Il y a des endroits - Australie, Californie - où l’on a augmenté le ratio entre soignants et patients, et pas pour des raisons sociales. Plus de soignants auprès des patients, cela coûte plus cher au départ mais à la fin, on y gagne, avec la diminution des durées de séjour, du turn-over, de la morbidité et des réadmissions. C’est vrai que cela demande quelques années - plus que les cinq ans d’une mandature. Ce n’est pas dans le court terme que veulent les politiques, mais c’est dans un moyen terme assez rapide, puisqu’on observe aujourd’hui les retombées d’une mise en place en 2004-2005.
Nous réclamons une reconnaissance de la pénibilité de la profession. L’espérance de vie d’une infirmière, c’est 78 ans, contre 85 ans pour toutes les Françaises, selon la CNRACL. A l’âge de partir à la retraite, 30 % des aides-soignantes et 20 % des infirmières ont un taux d’invalidité.
Il faut reconnaître à nouveau la pénibilité de notre travail. La réforme des retraites de François Fillon en 2003 avait établi une bonification d’un an tous les 10 ans, qui a été ensuite supprimée par Roselyne Bachelot lors du passage en catégorie A : puisque nous étions mieux payés, notre travail n’était plus pénible... Nous ne vous demandons pas de rétablir des droits datant de l’époque des machines à vapeur pour les conducteurs de TGV, mais bien une mesure de 2003.

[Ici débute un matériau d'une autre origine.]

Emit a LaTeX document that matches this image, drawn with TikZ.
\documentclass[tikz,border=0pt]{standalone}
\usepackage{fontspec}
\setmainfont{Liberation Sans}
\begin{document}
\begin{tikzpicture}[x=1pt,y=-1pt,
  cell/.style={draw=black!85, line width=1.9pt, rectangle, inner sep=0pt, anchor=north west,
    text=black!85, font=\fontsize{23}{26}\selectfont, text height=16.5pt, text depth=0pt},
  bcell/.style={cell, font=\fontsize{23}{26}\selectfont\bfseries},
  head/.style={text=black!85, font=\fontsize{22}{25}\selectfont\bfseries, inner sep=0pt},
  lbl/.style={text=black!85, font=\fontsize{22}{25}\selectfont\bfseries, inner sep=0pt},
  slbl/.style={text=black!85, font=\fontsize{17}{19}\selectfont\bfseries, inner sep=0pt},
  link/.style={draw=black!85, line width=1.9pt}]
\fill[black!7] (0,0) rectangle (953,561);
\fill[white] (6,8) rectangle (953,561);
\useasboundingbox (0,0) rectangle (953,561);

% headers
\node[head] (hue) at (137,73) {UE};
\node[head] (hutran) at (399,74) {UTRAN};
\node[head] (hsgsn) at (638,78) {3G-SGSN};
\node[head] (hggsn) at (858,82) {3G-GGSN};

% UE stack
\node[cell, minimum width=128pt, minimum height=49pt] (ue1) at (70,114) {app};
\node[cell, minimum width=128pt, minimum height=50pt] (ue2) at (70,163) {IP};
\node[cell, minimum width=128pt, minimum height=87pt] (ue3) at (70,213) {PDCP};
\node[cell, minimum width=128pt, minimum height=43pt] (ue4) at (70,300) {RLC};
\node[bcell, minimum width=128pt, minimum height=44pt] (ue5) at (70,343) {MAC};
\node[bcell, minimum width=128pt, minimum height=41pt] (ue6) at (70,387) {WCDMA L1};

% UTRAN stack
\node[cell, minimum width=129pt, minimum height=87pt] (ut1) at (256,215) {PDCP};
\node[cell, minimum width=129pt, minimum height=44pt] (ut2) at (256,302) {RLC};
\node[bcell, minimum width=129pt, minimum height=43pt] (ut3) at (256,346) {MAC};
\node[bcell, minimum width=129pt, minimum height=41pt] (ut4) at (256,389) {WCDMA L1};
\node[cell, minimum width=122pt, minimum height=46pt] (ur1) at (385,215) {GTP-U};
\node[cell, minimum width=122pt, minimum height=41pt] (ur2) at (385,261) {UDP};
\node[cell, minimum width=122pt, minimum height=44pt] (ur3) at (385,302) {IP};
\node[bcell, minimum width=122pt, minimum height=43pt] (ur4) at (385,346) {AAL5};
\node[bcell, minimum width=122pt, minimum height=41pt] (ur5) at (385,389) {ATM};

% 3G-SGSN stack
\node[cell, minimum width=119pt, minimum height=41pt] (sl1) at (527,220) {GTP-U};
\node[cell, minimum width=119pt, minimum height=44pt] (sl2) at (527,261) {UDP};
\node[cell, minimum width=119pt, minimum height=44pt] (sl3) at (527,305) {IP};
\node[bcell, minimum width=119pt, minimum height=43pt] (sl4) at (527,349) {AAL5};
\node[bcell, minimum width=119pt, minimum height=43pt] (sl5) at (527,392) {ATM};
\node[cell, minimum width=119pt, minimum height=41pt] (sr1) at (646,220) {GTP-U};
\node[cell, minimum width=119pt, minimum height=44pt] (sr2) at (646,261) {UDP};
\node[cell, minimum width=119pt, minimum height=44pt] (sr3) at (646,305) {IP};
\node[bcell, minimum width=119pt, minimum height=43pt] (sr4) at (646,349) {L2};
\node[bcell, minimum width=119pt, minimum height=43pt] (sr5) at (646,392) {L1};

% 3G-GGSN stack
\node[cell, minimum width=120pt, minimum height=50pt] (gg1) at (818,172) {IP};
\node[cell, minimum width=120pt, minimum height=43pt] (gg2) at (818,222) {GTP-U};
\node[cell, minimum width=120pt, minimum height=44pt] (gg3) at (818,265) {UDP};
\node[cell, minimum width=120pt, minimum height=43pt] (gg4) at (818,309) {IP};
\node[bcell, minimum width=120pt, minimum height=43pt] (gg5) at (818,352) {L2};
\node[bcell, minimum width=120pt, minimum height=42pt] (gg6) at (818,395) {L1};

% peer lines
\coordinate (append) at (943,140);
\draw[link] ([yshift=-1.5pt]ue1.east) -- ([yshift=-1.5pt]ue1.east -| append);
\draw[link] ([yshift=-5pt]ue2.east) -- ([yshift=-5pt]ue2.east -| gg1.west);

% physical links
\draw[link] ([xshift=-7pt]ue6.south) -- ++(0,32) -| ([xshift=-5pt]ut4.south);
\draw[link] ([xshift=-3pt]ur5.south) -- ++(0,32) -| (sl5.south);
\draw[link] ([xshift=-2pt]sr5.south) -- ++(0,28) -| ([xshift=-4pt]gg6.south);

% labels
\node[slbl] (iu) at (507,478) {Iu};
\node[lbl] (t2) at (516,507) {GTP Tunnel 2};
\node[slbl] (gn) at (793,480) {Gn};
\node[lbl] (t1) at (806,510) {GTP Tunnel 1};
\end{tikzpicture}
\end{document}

Autre revendication, la concordance des temps. Il faut synchroniser les organisations médicales et paramédicales ; cela engendrerait de vrais gains.
La T2A est sans doute adaptée à la chirurgie mais pas aux soins chroniques et à la gérontologie - soit la plus grande part des soins. Il y a plein d’hôpitaux où l’activité augmente, mais à qui on demande de rendre des postes, car il faut bien répartir les diminutions globales qui ont été décidées. Cela n’a pas de sens !
Il faudrait établir une seconde partie de carrière pour les soignants : un jour par semaine, l’infirmier senior serait sorti de l’effectif pour des tâches de tutorat des nouveaux professionnels, des infirmières de suppléance qui arrivent et des étudiants. Il y a aujourd’hui un turn-over si important que cela occasionne des problèmes de transmission des connaissances. Parfois, la plus ancienne infirmière d’un service a deux ans de diplôme ! Ce jour-là, l’infirmier senior pourrait aussi se consacrer à l’accompagnement des patients et des cas complexes.
Il faut revoir le rôle du cadre de proximité ; il doit être avant tout un animateur d’équipe. Le turn-over est de 20 % par an à l’AP-HP ; 30 % des nouvelles diplômées quittent leur métier dans les cinq ans. C’est un véritable gâchis ! Mais, se sentant incapables de tenir 42 ans à ce rythme, elles préfèrent repartir en formation pour devenir assistantes sociales ou professeurs des écoles.
Les budgets de formation se réduisent et ils sont monopolisés par les formations éloignées du cœur de métier, comme pour l’utilisation d’un nouveau système informatique. Il arrive de surcroît de plus en plus que l’on se voie accorder une formation mais qu’elle soit annulée, faute d’effectifs disponibles suffisants.
Nous réclamons enfin le statut d’infirmière de pratique avancée, au niveau master, qui existe déjà dans 24 pays depuis les années 1960. On en compte 330 000 au total dans le monde. Ces infirmières pourraient prendre en charge les consultations de routine pour les maladies chroniques, ce qui libère du temps médical. Cela représenterait un gain pour l’assurance maladie et une possibilité de progression pour les infirmières. Ce statut resterait minoritaire : cinquante ans après sa création, elles ne représentent que 5 % des effectifs aux États-Unis, soit autant que les infirmières de bloc opératoire, les infirmières anesthésistes ou en puériculture.